松浦武四郎の記録した地名解が正しいと仮定するならば、ooho-oro で「深い・ところ」か……と思ったのですが、-oro の前に完動詞が来るケースは無さそうにも思えます。となると ooho と同義とされる oo を冠して、 oo-poro-pet で「深い・大きな・川」あたりでしょうか。

「尾幌」が ooho だと仮定した場合、北を流れる「大別川」と名前が被るのが気になったのですが、だからこそ oo-poro-pet なのかもしれませんね(ついでに言えば「大別川」も ooho-pet ではなく oo-pet と見るべきかもしれません)。

もっとも、それだったら oo-poro-pet じゃなくて poro-oo-pet じゃないの? とツッコまれそうな気もするのですが、他にも poro-pet という別名のある川があった、とかでしょうか……?
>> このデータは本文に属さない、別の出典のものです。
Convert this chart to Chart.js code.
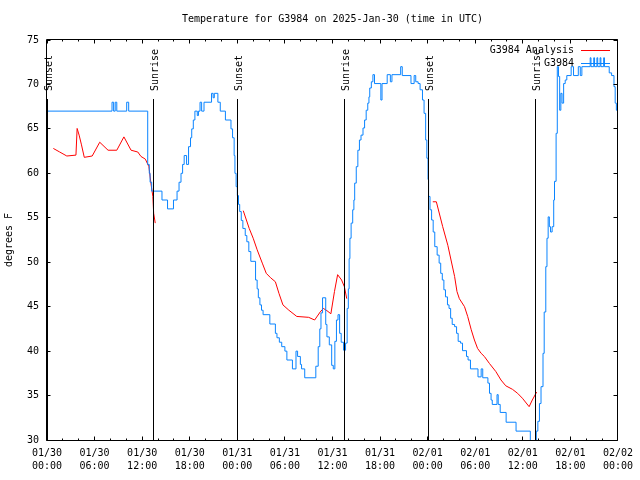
<!DOCTYPE html>
<html>
<head>
<meta charset="utf-8">
<script src="https://cdn.jsdelivr.net/npm/chart.js@4.4.1/dist/chart.umd.min.js"></script>
<style>
  html, body { margin: 0; padding: 0; background: #fff; }
  #wrap { width: 640px; height: 480px; }
</style>
</head>
<body>
<div id="wrap"><canvas id="chart" width="640" height="480"></canvas></div>
<script>
/* global Chart */

const TITLE = "Temperature for G3984 on 2025-Jan-30 (time in UTC)";
const FONT = "'DejaVu Sans Mono', 'Liberation Mono', monospace";

// hours since 01/30 00:00 UTC
const xTickDates = ["01/30", "01/30", "01/30", "01/30", "01/31", "01/31", "01/31", "01/31", "02/01", "02/01", "02/01", "02/01", "02/02"];
const xTickTimes = ["00:00", "06:00", "12:00", "18:00", "00:00", "06:00", "12:00", "18:00", "00:00", "06:00", "12:00", "18:00", "00:00"];

const sunHours = [0, 13.45, 24.0, 37.5, 48.05, 61.55];
const sunLabels = ["Sunset", "Sunrise", "Sunset", "Sunrise", "Sunset", "Sunrise"];

// observed station temps (change points, held until next point)
const obsHours = [
  0, 8.2, 8.4, 8.6, 8.8, 10.05, 10.3, 12.7, 12.9, 13.0, 13.2, 14.5, 15.2, 15.95, 16.4, 16.65, 16.9, 17.1, 17.3, 17.6,
  17.85, 18.1, 18.25, 18.45, 18.65, 18.95, 19.1, 19.3, 19.5, 19.8, 20.75, 20.95, 21.1, 21.55, 21.85, 22.5, 23.2, 23.4, 23.6, 23.7,
  23.85, 24.0, 24.15, 24.3, 24.5, 24.7, 25.0, 25.2, 25.45, 25.7, 26.3, 26.5, 26.65, 26.85, 27.05, 27.25, 28.1, 28.8, 29.0, 29.3,
  29.6, 30.0, 30.25, 30.95, 31.4, 31.6, 31.95, 32.1, 32.5, 33.9, 34.2, 34.4, 34.55, 34.75, 35.15, 35.3, 35.6, 35.9, 36.1, 36.3,
  36.5, 36.7, 36.9, 37.1, 37.4, 37.65, 37.85, 38.0, 38.1, 38.2, 38.35, 38.55, 38.7, 38.8, 39.0, 39.2, 39.4, 39.6, 39.85, 40.05,
  40.25, 40.45, 40.6, 40.7, 40.9, 41.1, 41.3, 42.1, 42.25, 42.9, 43.3, 43.5, 44.6, 44.8, 45.9, 46.3, 46.5, 46.8, 47.05, 47.35,
  47.55, 47.75, 47.9, 48.05, 48.12, 48.3, 48.5, 48.7, 48.9, 49.2, 49.45, 49.65, 49.85, 50.05, 50.25, 50.5, 50.7, 50.9, 51.1, 51.4,
  51.65, 51.85, 52.15, 52.4, 52.9, 53.1, 53.4, 54.35, 54.75, 54.95, 55.6, 55.8, 56.0, 56.15, 56.75, 56.9, 57.15, 57.9, 59.15, 60.95,
  61.7, 61.9, 62.1, 62.3, 62.55, 62.7, 62.9, 63.05, 63.2, 63.35, 63.5, 63.7, 63.9, 64.0, 64.2, 64.35, 64.5, 64.65, 64.8, 64.95,
  65.15, 65.35, 65.55, 66.1, 66.4, 67.0, 67.25, 67.45, 68.5, 68.6, 68.95, 69.05, 69.35, 69.45, 69.75, 69.85, 70.2, 70.3, 70.9, 71.2,
  71.5, 71.65, 71.8, 71.95
];
const obsTemps = [
  67, 68, 67, 68, 67, 68, 67, 61, 60, 59, 58, 57, 56, 57, 58, 59, 60, 61, 62, 61,
  63, 64, 65, 66, 67, 66.5, 67, 68, 67, 68, 69, 68.5, 69, 68, 67, 66, 65, 64, 62, 60,
  58.5, 57.5, 56.5, 55.7, 54.7, 53.8, 53, 52.3, 51.2, 50.1, 48, 47, 46, 45.2, 44.6, 44.1, 43.05, 42, 41.5, 41,
  40.5, 40, 39, 38, 40, 39.4, 38.5, 38, 37, 38.3, 40.5, 42.5, 44.3, 46, 43, 41.6, 40.7, 38.4, 38, 41.1,
  43.5, 44.1, 42, 41, 40.1, 40.9, 44.8, 47, 50.4, 52.7, 54.4, 55.9, 57, 58.9, 60.75, 62.6, 63.75, 64.3, 65.1, 66,
  67.1, 67.9, 68.6, 69.6, 70.3, 71.1, 70.1, 68.25, 70.1, 71.1, 70.3, 71.1, 72, 71, 70.1, 71, 70.3, 70.1, 69.4, 68.25,
  66.75, 63.75, 61.7, 59.3, 57.4, 55.9, 54.75, 53.4, 51.75, 50.8, 49.9, 48.75, 48, 46.9, 46.1, 45.2, 44.8, 43.7, 43, 42.75,
  42, 41.1, 40.9, 40.05, 39.4, 39, 38, 37.1, 38, 37, 36.4, 35.25, 34.5, 34, 35.1, 34, 33.1, 32, 31, 29,
  31, 32.1, 34.1, 36, 39.75, 44.4, 49.5, 52.7, 55.1, 54, 53.4, 54, 57, 59.1, 64.5, 72, 70.9, 67.1, 69, 67.9,
  70.1, 70.5, 71, 72, 71, 72, 71, 72, 73, 72, 73, 72, 73, 72, 73, 72, 73, 72, 71.3, 71,
  69.75, 67.9, 67.1, 67
];

// analysis temps, three nightly runs (null = gap)
const anaHours = [
  0.8, 1.6, 2.5, 3.65, 3.8, 4.05, 4.35, 4.7, 5.7, 6.65, 7.7, 8.8, 9.7, 10.6, 11.45, 11.85, 12.4, 12.85, 13.1, 13.35, 13.45, 13.65,
  19,
  24.75, 25.5, 26.0, 26.5, 27.15, 27.65, 28.2, 28.8, 29.25, 29.75, 30.5, 31.5, 33.0, 33.75, 34.45, 34.85, 35.3, 35.8, 36.25, 36.65, 37.15, 37.5, 37.8,
  43,
  48.65, 49.1, 49.9, 50.55, 50.95, 51.4, 51.7, 52.0, 52.65, 53.05, 53.5, 53.9, 54.3, 54.75, 55.15, 55.8, 56.6, 57.25, 57.85, 58.7, 59.35, 59.95, 60.8, 61.2, 61.75
];
const anaTemps = [
  62.8, 62.4, 61.95, 62.05, 65.05, 64.3, 63.2, 61.8, 61.95, 63.5, 62.6, 62.6, 64.1, 62.6, 62.4, 61.9, 61.6, 60.75, 58.9, 57.4, 55.5, 54.4,
  null,
  55.8, 53.8, 52.7, 51.4, 49.9, 48.75, 48.25, 47.8, 46.5, 45.2, 44.6, 43.9, 43.8, 43.5, 44.4, 44.8, 44.55, 44.2, 46.7, 48.6, 48, 47.25, 45.9,
  null,
  56.8, 56.8, 54, 51.9, 50.25, 48.4, 46.7, 45.9, 45, 43.9, 42.4, 41.25, 40.3, 39.75, 39.4, 38.6, 37.7, 36.75, 36.1, 35.7, 35.25, 34.7, 33.75, 34.5, 35.4
];

const OBS_COLOR = "#0a84ff";
const ANA_COLOR = "#ff0000";

function toPoints(xs, ys) {
  return xs.map((x, i) => ({ x, y: ys[i] }));
}

const crisp = (v) => Math.floor(v) + 0.5;

const gnuplotDecor = {
  id: "gnuplotDecor",
  afterDraw(chart) {
    const { ctx, chartArea: a, scales } = chart;
    const xs = scales.x;
    const ys = scales.y;
    ctx.save();
    ctx.strokeStyle = "#000";
    ctx.fillStyle = "#000";
    ctx.lineWidth = 1;

    // frame
    const L = crisp(a.left - 1), T = crisp(a.top - 1), R = crisp(a.right), B = crisp(a.bottom);
    ctx.beginPath();
    ctx.rect(L, T, R - L, B - T);
    ctx.stroke();

    // x ticks (inward, bottom and top)
    ctx.beginPath();
    for (let h = 0; h <= 72; h += 2) {
      const px = crisp(xs.getPixelForValue(h));
      const len = h % 6 === 0 ? 4 : 2;
      ctx.moveTo(px, B);
      ctx.lineTo(px, B - len);
      ctx.moveTo(px, T);
      ctx.lineTo(px, T + len);
    }
    // y ticks (inward, left and right)
    for (let t = 30; t <= 75; t += 5) {
      const py = crisp(ys.getPixelForValue(t));
      ctx.moveTo(L, py);
      ctx.lineTo(L + 4, py);
      ctx.moveTo(R, py);
      ctx.lineTo(R - 4, py);
    }
    ctx.stroke();

    // sunrise / sunset markers
    const lineTop = a.top + 59;
    ctx.font = "10px " + FONT;
    sunHours.forEach((h, i) => {
      const px = crisp(xs.getPixelForValue(h));
      ctx.beginPath();
      ctx.moveTo(px, lineTop);
      ctx.lineTo(px, B);
      ctx.stroke();
      ctx.save();
      ctx.translate(px + 1.5, lineTop - 8);
      ctx.rotate(-Math.PI / 2);
      ctx.textAlign = "left";
      ctx.textBaseline = "middle";
      ctx.fillText(sunLabels[i], 0, 0);
      ctx.restore();
    });

    // legend (top right, inside plot)
    const legend = [
      ["G3984 Analysis", ANA_COLOR],
      ["G3984", OBS_COLOR]
    ];
    ctx.textAlign = "right";
    ctx.textBaseline = "middle";
    legend.forEach(([label, color], i) => {
      const y = 50 + i * 13;
      ctx.fillStyle = "#000";
      ctx.fillText(label, 574, y);
      ctx.strokeStyle = color;
      ctx.beginPath();
      ctx.moveTo(581, y + 0.5);
      ctx.lineTo(610, y + 0.5);
      ctx.stroke();
    });

    // title
    ctx.fillStyle = "#000";
    ctx.textAlign = "center";
    ctx.fillText(TITLE, (a.left + a.right) / 2, 19);
    ctx.restore();
  }
};

const tickFont = { family: FONT, size: 10, lineHeight: 1.3 };

new Chart(document.getElementById("chart").getContext("2d"), {
  type: "line",
  data: {
    datasets: [
      {
        label: "G3984",
        data: toPoints(obsHours, obsTemps),
        borderColor: OBS_COLOR,
        borderWidth: 1,
        pointRadius: 0,
        stepped: "before",
        fill: false
      },
      {
        label: "G3984 Analysis",
        data: toPoints(anaHours, anaTemps),
        borderColor: ANA_COLOR,
        borderWidth: 1,
        pointRadius: 0,
        spanGaps: false,
        tension: 0,
        fill: false
      }
    ]
  },
  options: {
    responsive: false,
    animation: false,
    layout: { padding: { left: 0, right: 19, top: 40, bottom: 0 } },
    plugins: {
      legend: { display: false },
      tooltip: { enabled: false },
      title: { display: false }
    },
    scales: {
      x: {
        type: "linear",
        min: 0,
        max: 72,
        grid: { display: false, drawTicks: false },
        border: { display: false },
        ticks: {
          stepSize: 6,
          autoSkip: false,
          maxRotation: 0,
          padding: 7,
          color: "#000",
          font: tickFont,
          callback: (v) => {
            const i = Math.round(v / 6);
            return [xTickDates[i], xTickTimes[i]];
          }
        },
        afterFit: (s) => { s.height = 40; }
      },
      y: {
        min: 30,
        max: 75,
        grid: { display: false, drawTicks: false },
        border: { display: false },
        ticks: { stepSize: 5, padding: 8, color: "#000", font: { family: FONT, size: 10 } },
        title: {
          display: true,
          text: "degrees F",
          color: "#000",
          font: { family: FONT, size: 10 },
          padding: { top: 3, bottom: 0 }
        },
        afterFit: (s) => { s.width = 47; }
      }
    }
  },
  plugins: [gnuplotDecor]
});
</script>
</body>
</html>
永田方正が記録した「河口の広い川」も違和感の無い解ではあるのですが、松浦武四郎の解も捨てがたいなー、というのが正直なところです。

来別(らいべつ)

ray-pet?
死んだように流れの遅い・川
(? = 典拠あるが疑問点あり、類型あり)
(この背景地図等データは、国土地理院の地理院地図から配信されたものである)
尾幌駅の 1.5 km ほど北に「雷別」という名前の四等三角点があります(標高 66.4 m)。地理院地図には何故か記入が無いのですが、三角点の東側一帯が「厚岸町来別」とのこと。ただこの来別は全域が見事に山林で、2016(平成 28)年時点で常住人口はゼロなのだそうです。

明治時代の地形図には、三角点の東に「ライペツ」という川が描かれていました。道内各所に同名の川がありますが、ray-pet で「死んだように流れの遅い・川」と見て良いのかな、と思います。